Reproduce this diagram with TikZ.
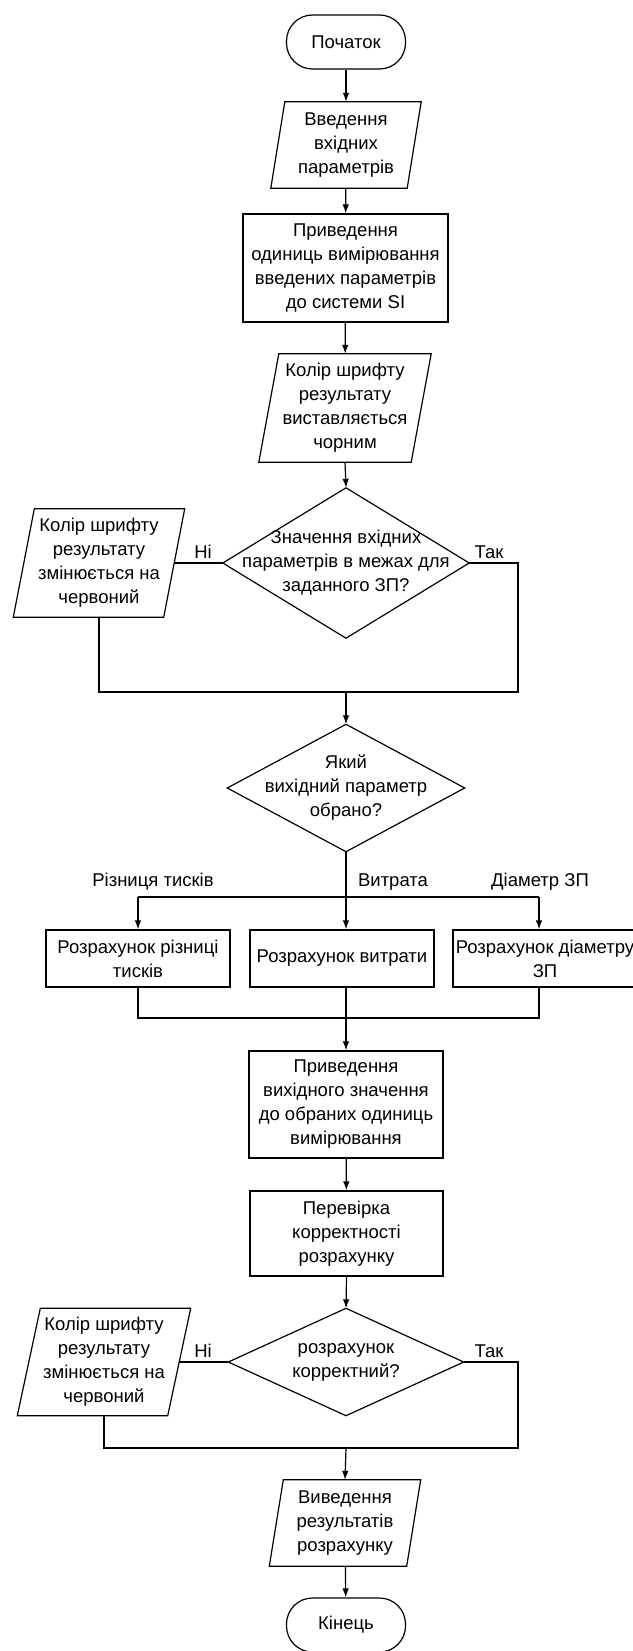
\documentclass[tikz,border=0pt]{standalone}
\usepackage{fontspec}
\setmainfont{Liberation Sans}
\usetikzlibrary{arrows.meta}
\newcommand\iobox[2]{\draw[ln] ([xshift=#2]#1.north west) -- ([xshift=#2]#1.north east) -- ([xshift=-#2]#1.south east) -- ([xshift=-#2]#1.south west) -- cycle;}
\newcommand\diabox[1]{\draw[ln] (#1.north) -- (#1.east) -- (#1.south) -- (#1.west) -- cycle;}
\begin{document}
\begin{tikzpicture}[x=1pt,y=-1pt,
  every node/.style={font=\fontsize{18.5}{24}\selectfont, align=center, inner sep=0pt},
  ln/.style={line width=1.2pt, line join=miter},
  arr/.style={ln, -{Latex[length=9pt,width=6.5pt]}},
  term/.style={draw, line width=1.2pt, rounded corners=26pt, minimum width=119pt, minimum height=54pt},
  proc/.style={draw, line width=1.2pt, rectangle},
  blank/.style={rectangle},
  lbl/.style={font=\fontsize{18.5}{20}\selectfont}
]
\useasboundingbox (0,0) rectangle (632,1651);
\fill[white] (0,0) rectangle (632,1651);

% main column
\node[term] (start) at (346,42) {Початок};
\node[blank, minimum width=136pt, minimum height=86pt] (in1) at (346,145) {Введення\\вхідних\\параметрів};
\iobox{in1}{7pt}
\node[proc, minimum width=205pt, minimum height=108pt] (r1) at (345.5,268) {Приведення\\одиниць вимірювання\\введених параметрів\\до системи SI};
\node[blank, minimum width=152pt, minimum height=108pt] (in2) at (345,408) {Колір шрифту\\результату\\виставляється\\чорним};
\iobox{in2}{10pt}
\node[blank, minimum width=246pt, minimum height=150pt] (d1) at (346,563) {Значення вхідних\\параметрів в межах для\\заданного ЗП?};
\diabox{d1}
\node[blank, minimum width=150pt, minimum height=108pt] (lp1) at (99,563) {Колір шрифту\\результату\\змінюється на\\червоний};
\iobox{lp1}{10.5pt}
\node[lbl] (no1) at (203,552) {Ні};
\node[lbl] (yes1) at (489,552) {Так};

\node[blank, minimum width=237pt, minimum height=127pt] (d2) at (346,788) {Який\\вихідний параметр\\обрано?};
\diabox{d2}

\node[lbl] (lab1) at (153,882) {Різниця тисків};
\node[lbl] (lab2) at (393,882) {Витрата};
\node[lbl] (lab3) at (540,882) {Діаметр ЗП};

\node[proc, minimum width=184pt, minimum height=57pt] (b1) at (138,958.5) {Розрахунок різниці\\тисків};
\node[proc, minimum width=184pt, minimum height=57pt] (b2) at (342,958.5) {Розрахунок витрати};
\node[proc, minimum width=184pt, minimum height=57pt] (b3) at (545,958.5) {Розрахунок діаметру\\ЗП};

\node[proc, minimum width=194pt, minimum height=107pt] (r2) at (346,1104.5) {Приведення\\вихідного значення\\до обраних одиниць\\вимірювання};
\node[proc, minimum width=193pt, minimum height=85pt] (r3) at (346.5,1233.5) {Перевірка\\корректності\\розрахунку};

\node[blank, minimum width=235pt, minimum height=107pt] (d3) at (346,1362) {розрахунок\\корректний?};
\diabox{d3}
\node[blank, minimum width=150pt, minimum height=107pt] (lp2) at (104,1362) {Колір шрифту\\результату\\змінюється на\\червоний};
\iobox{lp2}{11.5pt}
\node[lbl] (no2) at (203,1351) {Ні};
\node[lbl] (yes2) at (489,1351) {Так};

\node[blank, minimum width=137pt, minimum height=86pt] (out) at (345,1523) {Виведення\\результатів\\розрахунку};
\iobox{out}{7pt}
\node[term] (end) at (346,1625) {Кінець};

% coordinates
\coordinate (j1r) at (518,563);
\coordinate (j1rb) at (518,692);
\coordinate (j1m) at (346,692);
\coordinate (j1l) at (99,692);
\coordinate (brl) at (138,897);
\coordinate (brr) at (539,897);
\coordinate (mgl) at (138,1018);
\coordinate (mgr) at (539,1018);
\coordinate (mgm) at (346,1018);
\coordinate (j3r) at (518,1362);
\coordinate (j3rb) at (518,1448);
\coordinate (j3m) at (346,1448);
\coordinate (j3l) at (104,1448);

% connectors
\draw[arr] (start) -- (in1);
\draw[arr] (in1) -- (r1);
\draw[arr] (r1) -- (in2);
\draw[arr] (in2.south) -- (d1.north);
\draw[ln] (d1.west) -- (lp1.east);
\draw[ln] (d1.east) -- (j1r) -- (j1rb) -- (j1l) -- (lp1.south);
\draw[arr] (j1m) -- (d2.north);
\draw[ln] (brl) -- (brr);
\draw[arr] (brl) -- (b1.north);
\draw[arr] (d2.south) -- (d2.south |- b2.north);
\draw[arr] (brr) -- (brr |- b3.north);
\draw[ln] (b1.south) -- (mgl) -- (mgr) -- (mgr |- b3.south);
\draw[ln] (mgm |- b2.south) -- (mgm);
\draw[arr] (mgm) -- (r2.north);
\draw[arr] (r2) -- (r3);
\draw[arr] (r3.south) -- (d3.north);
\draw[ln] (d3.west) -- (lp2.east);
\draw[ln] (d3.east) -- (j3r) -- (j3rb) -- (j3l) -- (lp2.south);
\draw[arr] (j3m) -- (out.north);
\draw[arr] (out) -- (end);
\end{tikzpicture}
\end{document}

* * *

To be done: Extract every line of the data exactly; pictures stay out.

Solution below:
Reproduce this diagram with TikZ.
\documentclass[tikz,border=0pt]{standalone}
\usepackage{fontspec}
\setmainfont{Liberation Sans}
\usetikzlibrary{arrows.meta}
\newcommand\iobox[2]{\draw[ln] ([xshift=#2]#1.north west) -- ([xshift=#2]#1.north east) -- ([xshift=-#2]#1.south east) -- ([xshift=-#2]#1.south west) -- cycle;}
\newcommand\diabox[1]{\draw[ln] (#1.north) -- (#1.east) -- (#1.south) -- (#1.west) -- cycle;}
\begin{document}
\begin{tikzpicture}[x=1pt,y=-1pt,
  every node/.style={font=\fontsize{18.5}{24}\selectfont, align=center, inner sep=0pt},
  ln/.style={line width=1.2pt, line join=miter},
  arr/.style={ln, -{Latex[length=9pt,width=6.5pt]}},
  term/.style={draw, line width=1.2pt, rounded corners=26pt, minimum width=119pt, minimum height=54pt},
  proc/.style={draw, line width=1.2pt, rectangle},
  blank/.style={rectangle},
  lbl/.style={font=\fontsize{18.5}{20}\selectfont}
]
\useasboundingbox (0,0) rectangle (632,1651);
\fill[white] (0,0) rectangle (632,1651);

% main column
\node[term] (start) at (346,42) {Початок};
\node[blank, minimum width=136pt, minimum height=86pt] (in1) at (346,145) {Введення\\вхідних\\параметрів};
\iobox{in1}{7pt}
\node[proc, minimum width=205pt, minimum height=108pt] (r1) at (345.5,268) {Приведення\\одиниць вимірювання\\введених параметрів\\до системи SI};
\node[blank, minimum width=152pt, minimum height=108pt] (in2) at (345,408) {Колір шрифту\\результату\\виставляється\\чорним};
\iobox{in2}{10pt}
\node[blank, minimum width=246pt, minimum height=150pt] (d1) at (346,563) {Значення вхідних\\параметрів в межах для\\заданного ЗП?};
\diabox{d1}
\node[blank, minimum width=150pt, minimum height=108pt] (lp1) at (99,563) {Колір шрифту\\результату\\змінюється на\\червоний};
\iobox{lp1}{10.5pt}
\node[lbl] (no1) at (203,552) {Ні};
\node[lbl] (yes1) at (489,552) {Так};

\node[blank, minimum width=237pt, minimum height=127pt] (d2) at (346,788) {Який\\вихідний параметр\\обрано?};
\diabox{d2}

\node[lbl] (lab1) at (153,882) {Різниця тисків};
\node[lbl] (lab2) at (393,882) {Витрата};
\node[lbl] (lab3) at (540,882) {Діаметр ЗП};

\node[proc, minimum width=184pt, minimum height=57pt] (b1) at (138,958.5) {Розрахунок різниці\\тисків};
\node[proc, minimum width=184pt, minimum height=57pt] (b2) at (342,958.5) {Розрахунок витрати};
\node[proc, minimum width=184pt, minimum height=57pt] (b3) at (545,958.5) {Розрахунок діаметру\\ЗП};

\node[proc, minimum width=194pt, minimum height=107pt] (r2) at (346,1104.5) {Приведення\\вихідного значення\\до обраних одиниць\\вимірювання};
\node[proc, minimum width=193pt, minimum height=85pt] (r3) at (346.5,1233.5) {Перевірка\\корректності\\розрахунку};

\node[blank, minimum width=235pt, minimum height=107pt] (d3) at (346,1362) {розрахунок\\корректний?};
\diabox{d3}
\node[blank, minimum width=150pt, minimum height=107pt] (lp2) at (104,1362) {Колір шрифту\\результату\\змінюється на\\червоний};
\iobox{lp2}{11.5pt}
\node[lbl] (no2) at (203,1351) {Ні};
\node[lbl] (yes2) at (489,1351) {Так};

\node[blank, minimum width=137pt, minimum height=86pt] (out) at (345,1523) {Виведення\\результатів\\розрахунку};
\iobox{out}{7pt}
\node[term] (end) at (346,1625) {Кінець};

% coordinates
\coordinate (j1r) at (518,563);
\coordinate (j1rb) at (518,692);
\coordinate (j1m) at (346,692);
\coordinate (j1l) at (99,692);
\coordinate (brl) at (138,897);
\coordinate (brr) at (539,897);
\coordinate (mgl) at (138,1018);
\coordinate (mgr) at (539,1018);
\coordinate (mgm) at (346,1018);
\coordinate (j3r) at (518,1362);
\coordinate (j3rb) at (518,1448);
\coordinate (j3m) at (346,1448);
\coordinate (j3l) at (104,1448);

% connectors
\draw[arr] (start) -- (in1);
\draw[arr] (in1) -- (r1);
\draw[arr] (r1) -- (in2);
\draw[arr] (in2.south) -- (d1.north);
\draw[ln] (d1.west) -- (lp1.east);
\draw[ln] (d1.east) -- (j1r) -- (j1rb) -- (j1l) -- (lp1.south);
\draw[arr] (j1m) -- (d2.north);
\draw[ln] (brl) -- (brr);
\draw[arr] (brl) -- (b1.north);
\draw[arr] (d2.south) -- (d2.south |- b2.north);
\draw[arr] (brr) -- (brr |- b3.north);
\draw[ln] (b1.south) -- (mgl) -- (mgr) -- (mgr |- b3.south);
\draw[ln] (mgm |- b2.south) -- (mgm);
\draw[arr] (mgm) -- (r2.north);
\draw[arr] (r2) -- (r3);
\draw[arr] (r3.south) -- (d3.north);
\draw[ln] (d3.west) -- (lp2.east);
\draw[ln] (d3.east) -- (j3r) -- (j3rb) -- (j3l) -- (lp2.south);
\draw[arr] (j3m) -- (out.north);
\draw[arr] (out) -- (end);
\end{tikzpicture}
\end{document}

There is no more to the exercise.